Spherical balloon with conductive coating

[meteorologist1]

Hi, I have no idea of how to do the following problem and what formulas I should use. Please help! Thank you.

A spherical balloon has a conductive coating and we propose to inflate the balloon to a diameter of 0.1 meters by connecting the surface to a high voltage source. Suppose that the maximum practical electric field at the surface is 2 x 10^6 volts/meter (in air, just before breakdown of air molecules). What is the largest voltage we can apply, and what is the outward pressure (N/meters^2)? How many atmospheres is this?

 

[learningphysics]

Hi, I have no idea of how to do the following problem and what formulas I should use. Please help! Thank you.

A spherical balloon has a conductive coating and we propose to inflate the balloon to a diameter of 0.1 meters by connecting the surface to a high voltage source. Suppose that the maximum practical electric field at the surface is 2 x 10^6 volts/meter (in air, just before breakdown of air molecules). What is the largest voltage we can apply, and what is the outward pressure (N/meters^2)? How many atmospheres is this?

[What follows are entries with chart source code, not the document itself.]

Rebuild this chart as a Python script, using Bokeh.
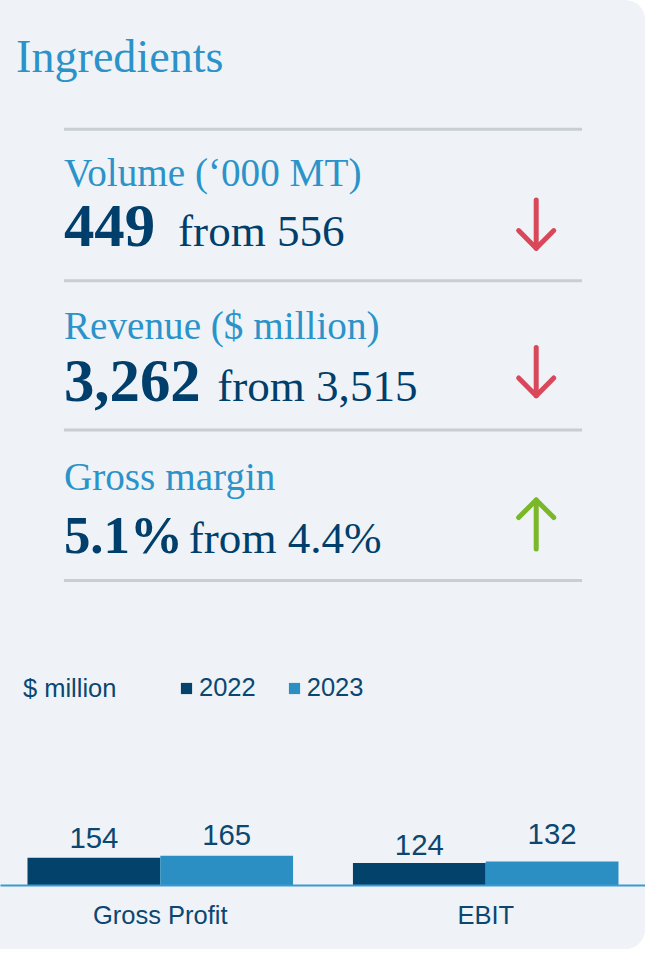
from bokeh.plotting import figure
from bokeh.models import ColumnDataSource, Range1d, FactorRange, Label, Legend, LegendItem
from bokeh.transform import dodge
from bokeh.layouts import column
from bokeh.core.properties import value
from bokeh.embed import file_html
from bokeh.resources import INLINE

# ---------------- data ----------------
title_text = "Ingredients"
metric_names = ["Volume (\u2018000 MT)", "Revenue ($ million)", "Gross margin"]
current_values = ["449", "3,262", "5.1%"]
previous_values = ["556", "3,515", "4.4%"]
directions = ["down", "down", "up"]

categories = ["Gross Profit", "EBIT"]
years = ["2022", "2023"]
values_2022 = [154, 124]
values_2023 = [165, 132]
unit_label = "$ million"

# ---------------- style ----------------
BG = "#eff3f7"
BLUE = "#2b93c9"
NAVY = "#003f6b"
TEXT_NAVY = "#0b4771"
GRAY = "#c9ced3"
RED = "#d9475a"
GREEN = "#7ab829"
BAR_2022 = "#02426b"
BAR_2023 = "#2b8fc4"
AXIS_BLUE = "#3d9ad0"
SERIF = "Liberation Serif"
SANS = "Liberation Sans"

W = 645
H = 949
REF_W, REF_H = 661, 965
SX = W / REF_W
SY = H / REF_H
FS = 0.98                      # font scale
TOP_REF = 650                  # reference y where the bar chart panel starts
TOP_H = round(TOP_REF * SY)
BOT_H = H - TOP_H
SHIFT_SERIF = 0.337            # baseline correction (em)
SHIFT_SANS = 0.347


def px(size):
    return f"{size:.1f}px"


def base(y, size, shift=SHIFT_SERIF):
    # y of a text anchor so that its alphabetic baseline lands on reference y
    return y - shift * size / SY


# ---------------- top panel (KPI text) ----------------
top = figure(width=W, height=TOP_H, x_range=Range1d(0, REF_W), y_range=Range1d(TOP_REF, 0),
             output_backend="svg", toolbar_location=None,
             x_axis_location=None, y_axis_location=None, min_border=0,
             background_fill_color=BG, border_fill_color=BG, outline_line_color=None)
top.grid.grid_line_color = None

t_size = 47 * FS
top.text(x=[16], y=[base(73, t_size)], text=[title_text], text_font=value(SERIF),
         text_font_size=px(t_size), text_color=BLUE, text_baseline="alphabetic")

line_ys = [131, 285, 437, 590]
top.segment(x0=[65] * 4, y0=line_ys, x1=[596] * 4, y1=line_ys, line_color=GRAY, line_width=3)

label_base = [188, 344, 498]
value_base = [250, 408, 562]

l_size = 40 * FS
top.text(x=[65] * 3, y=[base(b, l_size) for b in label_base], text=metric_names,
         text_font=value(SERIF), text_font_size=px(l_size), text_color=BLUE,
         text_baseline="alphabetic")

v_sizes = [62 * FS, 62 * FS, 54 * FS]
val_src = ColumnDataSource(dict(x=[65] * 3,
                                y=[base(b, s) for b, s in zip(value_base, v_sizes)],
                                text=current_values, size=[px(s) for s in v_sizes]))
top.text(x="x", y="y", text="text", source=val_src, text_font=value(SERIF),
         text_font_size="size", text_font_style="bold", text_color=NAVY,
         text_baseline="alphabetic")

f_size = 46 * FS
from_x = [182, 222, 193]
top.text(x=from_x, y=[base(b, f_size) for b in value_base],
         text=["from " + v for v in previous_values],
         text_font=value(SERIF), text_font_size=px(f_size), text_color=NAVY,
         text_baseline="alphabetic")

arrow_top = [203, 353, 508]
arrow_bot = [252, 402, 558]
ax = 549
xs, ys, cols = [], [], []
for d, t, b in zip(directions, arrow_top, arrow_bot):
    c = RED if d == "down" else GREEN
    xs.append([ax, ax]); ys.append([t, b]); cols.append(c)
    if d == "down":
        xs.append([ax - 18, ax, ax + 18]); ys.append([b - 18, b, b - 18])
    else:
        xs.append([ax - 18, ax, ax + 18]); ys.append([t + 18, t, t + 18])
    cols.append(c)
top.multi_line(xs=xs, ys=ys, line_color=cols, line_width=5, line_cap="round", line_join="round")

# ---------------- bottom panel (bar chart) ----------------
AXIS_REF = 900
plot_h = round((AXIS_REF - TOP_REF) * SY)
bot = figure(width=W, height=BOT_H,
             x_range=FactorRange(factors=categories, range_padding=-0.009),
             y_range=Range1d(0, 1360),
             output_backend="svg", toolbar_location=None, y_axis_location=None,
             min_border_left=0, min_border_right=0, min_border_top=0,
             min_border_bottom=BOT_H - plot_h,
             background_fill_color=BG, border_fill_color=BG, outline_line_color=None)
bot.grid.grid_line_color = None

lab_size = 30 * FS
sh = SHIFT_SANS * lab_size
gap_2022 = [10, 7.6]
gap_2023 = [11, 17.3]
src = ColumnDataSource(dict(cat=categories, y2022=values_2022, y2023=values_2023,
                            t2022=[str(v) for v in values_2022],
                            t2023=[str(v) for v in values_2023],
                            o2022=[-(g * SY + sh) for g in gap_2022],
                            o2023=[-(g * SY + sh) for g in gap_2023]))

BW = 0.408
r1 = bot.vbar(x=dodge("cat", -BW / 2, range=bot.x_range), top="y2022", width=BW,
              source=src, fill_color=BAR_2022, line_color=None)
r2 = bot.vbar(x=dodge("cat", BW / 2, range=bot.x_range), top="y2023", width=BW,
              source=src, fill_color=BAR_2023, line_color=None)

bot.text(x=dodge("cat", -BW / 2, range=bot.x_range), y="y2022", text="t2022", y_offset="o2022",
         source=src, text_font=value(SANS), text_font_size=px(lab_size), text_color=TEXT_NAVY,
         text_align="center", text_baseline="alphabetic")
bot.text(x=dodge("cat", BW / 2, range=bot.x_range), y="y2023", text="t2023", y_offset="o2023",
         source=src, text_font=value(SANS), text_font_size=px(lab_size), text_color=TEXT_NAVY,
         text_align="center", text_baseline="alphabetic")

xa = bot.xaxis[0]
xa.axis_line_color = AXIS_BLUE
xa.axis_line_width = 2
xa.major_tick_line_color = None
xa.minor_tick_line_color = None
xa.major_label_text_font = SANS
xa.major_label_text_font_size = px(26 * FS)
xa.major_label_text_color = TEXT_NAVY
xa.major_label_standoff = 9

u_size = 26 * FS
bot.add_layout(Label(x=23 * SX, y=(AXIS_REF - 708) * SY + SHIFT_SANS * u_size,
                     x_units="screen", y_units="screen", text=unit_label,
                     text_font=SANS, text_font_size=px(u_size), text_color=TEXT_NAVY,
                     text_baseline="alphabetic"))

legend = Legend(items=[LegendItem(label=years[0], renderers=[r1]),
                       LegendItem(label=years[1], renderers=[r2])],
                orientation="horizontal", location=(179, 183),
                glyph_width=14, glyph_height=14, label_standoff=6, spacing=31,
                label_text_font=SANS, label_text_font_size=px(u_size), label_text_color=TEXT_NAVY,
                padding=0, margin=0, border_line_color=None, background_fill_alpha=0)
bot.add_layout(legend)

layout = column(top, bot, styles={"background-color": BG,
                                  "border-top-right-radius": "20px",
                                  "border-bottom-right-radius": "20px",
                                  "overflow": "hidden"})
open("out.html", "w").write(file_html(layout, INLINE))
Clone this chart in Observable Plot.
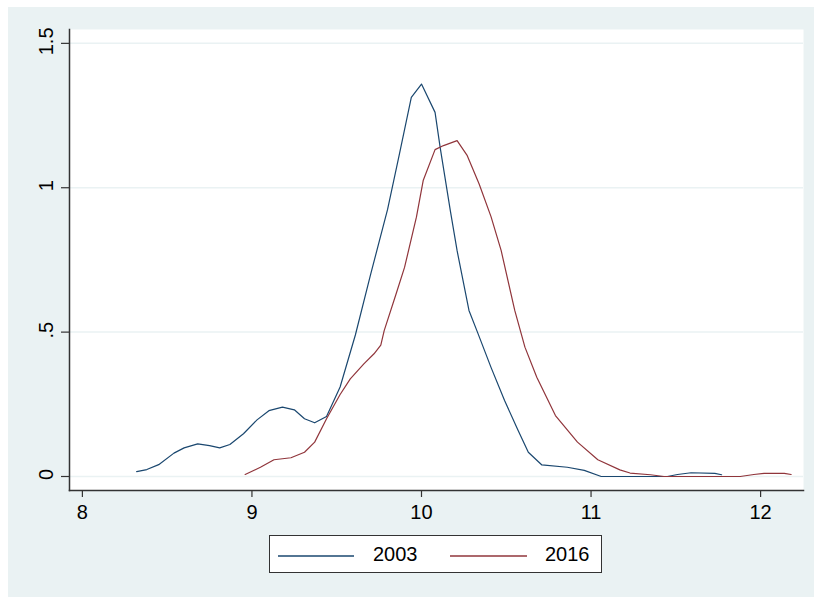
<!DOCTYPE html>
<html><head><meta charset="utf-8">
<script src="https://cdn.jsdelivr.net/npm/d3@7"></script>
<script src="https://cdn.jsdelivr.net/npm/@observablehq/plot@0.6"></script>
<style>
html,body{margin:0;padding:0;background:#fff;width:822px;height:598px;overflow:hidden;font-family:"Liberation Sans",Arial,sans-serif}
#bg{position:absolute;left:8px;top:7px;width:806px;height:590px;background:#EAF2F3}
#chart{position:absolute;left:0;top:0}
#legend{position:absolute;left:269px;top:535px;width:331px;height:36px;background:#fff;border:1px solid #333;box-sizing:content-box}
#legend .sw{position:absolute;top:19px;height:2px}
#legend .lb{position:absolute;top:7px;font-size:20px;line-height:23px;color:#000}
</style>
</head><body>
<div id="bg"></div>
<div id="chart"></div>
<div id="legend"></div>
<script>
const seriesNames = ["2003", "2016"];
const seriesColors = ["#1a476f", "#90353b"];

const x2003 = [8.32,8.38,8.45,8.54,8.60,8.68,8.75,8.81,8.87,8.95,9.03,9.10,9.18,9.25,9.31,9.37,9.44,9.52,9.61,9.70,9.80,9.87,9.94,10.00,10.08,10.11,10.17,10.21,10.28,10.33,10.41,10.49,10.57,10.63,10.71,10.86,10.96,11.06,11.20,11.45,11.51,11.59,11.73,11.77];
const y2003 = [0.017,0.024,0.041,0.081,0.099,0.113,0.107,0.099,0.111,0.148,0.196,0.228,0.240,0.231,0.200,0.186,0.208,0.310,0.490,0.700,0.925,1.117,1.313,1.359,1.261,1.140,0.921,0.782,0.575,0.500,0.378,0.263,0.159,0.084,0.040,0.032,0.021,0.0,0.0,0.0,0.007,0.013,0.011,0.006];

const x2016 = [8.96,9.05,9.13,9.23,9.31,9.37,9.44,9.52,9.58,9.66,9.72,9.76,9.78,9.85,9.90,9.97,10.01,10.08,10.13,10.21,10.27,10.34,10.41,10.47,10.55,10.61,10.68,10.79,10.92,11.04,11.17,11.23,11.35,11.43,11.88,11.96,12.02,12.14,12.18];
const y2016 = [0.007,0.032,0.058,0.065,0.084,0.119,0.200,0.284,0.338,0.390,0.425,0.455,0.505,0.632,0.724,0.898,1.025,1.132,1.146,1.163,1.111,1.013,0.900,0.782,0.575,0.448,0.344,0.211,0.119,0.058,0.023,0.012,0.006,0.0,0.0,0.007,0.011,0.011,0.007];

const xTicks = [8, 9, 10, 11, 12];
const xTickLabels = ["8", "9", "10", "11", "12"];
const yTicks = [0, 0.5, 1, 1.5];
const yTickLabels = ["0", ".5", "1", "1.5"];

const data = [
  ...x2003.map((x, i) => ({series: "2003", x, y: y2003[i]})),
  ...x2016.map((x, i) => ({series: "2016", x, y: y2016[i]}))
];

const chart = Plot.plot({
  width: 822,
  height: 530,
  marginLeft: 69,
  marginRight: 19,
  marginTop: 29,
  marginBottom: 40,
  style: {background: "transparent", fontFamily: "'Liberation Sans', Arial, sans-serif", color: "#000"},
  x: {domain: [7.924, 12.253], label: null},
  y: {domain: [-0.0485, 1.548], label: null},
  color: {domain: seriesNames, range: seriesColors},
  marks: [
    Plot.frame({fill: "white", stroke: "none"}),
    Plot.gridY(yTicks, {stroke: "#EAF2F3", strokeOpacity: 1, strokeWidth: 1.5}),
    Plot.line(data, {x: "x", y: "y", z: "series", stroke: "series", strokeWidth: 1.2}),
    Plot.frame({anchor: "left", stroke: "#333", strokeWidth: 1.5}),
    Plot.frame({anchor: "bottom", stroke: "#333", strokeWidth: 1.5}),
    Plot.axisY(yTicks, {tickSize: 8, text: null, label: null, stroke: "#333", strokeWidth: 1.2}),
    Plot.text(yTicks, {frameAnchor: "left", y: d => d, text: (d, i) => yTickLabels[i], rotate: -90, dx: -17, dy: -2, textAnchor: "middle", lineAnchor: "bottom", fontSize: 20, fill: "#000"}),
    Plot.axisX(xTicks, {tickSize: 7, text: null, label: null, stroke: "#333", strokeWidth: 1.2}),
    Plot.text(xTicks, {frameAnchor: "bottom", x: d => d, text: (d, i) => xTickLabels[i], dy: 14, textAnchor: "middle", lineAnchor: "top", fontSize: 20, fill: "#000"})
  ]
});
document.getElementById("chart").appendChild(chart);

const legend = document.getElementById("legend");
const swX = [8, 180], swW = [76, 77], lbX = [103, 275];
seriesNames.forEach((name, i) => {
  const sw = document.createElement("div");
  sw.className = "sw";
  sw.style.left = swX[i] + "px";
  sw.style.width = swW[i] + "px";
  sw.style.background = seriesColors[i];
  sw.style.opacity = 0.75;
  legend.appendChild(sw);
  const lb = document.createElement("div");
  lb.className = "lb";
  lb.style.left = lbX[i] + "px";
  lb.textContent = name;
  legend.appendChild(lb);
});
</script>
</body></html>
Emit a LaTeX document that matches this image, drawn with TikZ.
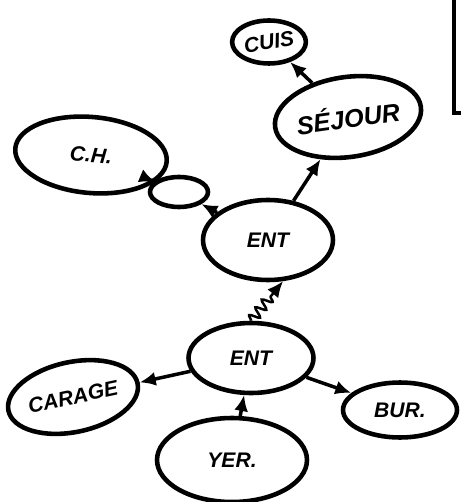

Find the total charge Q on the sphere in terms of the electric field - gauss' law works here.

Then find the voltage on the surface of the sphere in terms of Q... plug in Q from the first part, to get the voltage.

 

[meteorologist1]

Ok I understand the first part -- I can find the charge from Gauss's Law. For the second part, I'm still not sure what equation I should use. Should I use the equation W=QV or some other work equation? What about the outward pressure?

 

[meteorologist1]

Ok when I try it: using 1) E = kq/r^2 and 2) V = kq/r, I get V = Er = (2 x 10^6 volts/m)(0.1 m) = 2 x 10^-7 volts. This procedure looks too simple. Is it right?

 

[learningphysics]

Ok when I try it: using 1) E = kq/r^2 and 2) V = kq/r, I get V = Er = (2 x 10^6 volts/m)(0.1 m) = 2 x 10^-7 volts. This procedure looks too simple. Is it right?

Yes, those two formulas work because of the symmetry involved. But r=0.05m, so V=Er=2*10^6*0.05=100,000V.

I'm not sure about the pressure part... if Force on a small area dA is F=(sigma*dA)E (where sigma is charge density)... And then you can find pressure by F/dA.

But using F=(sigma*dA)E seems wrong to me as the charges are located inside the conductor where electric field is zero... Not sure here. Sorry!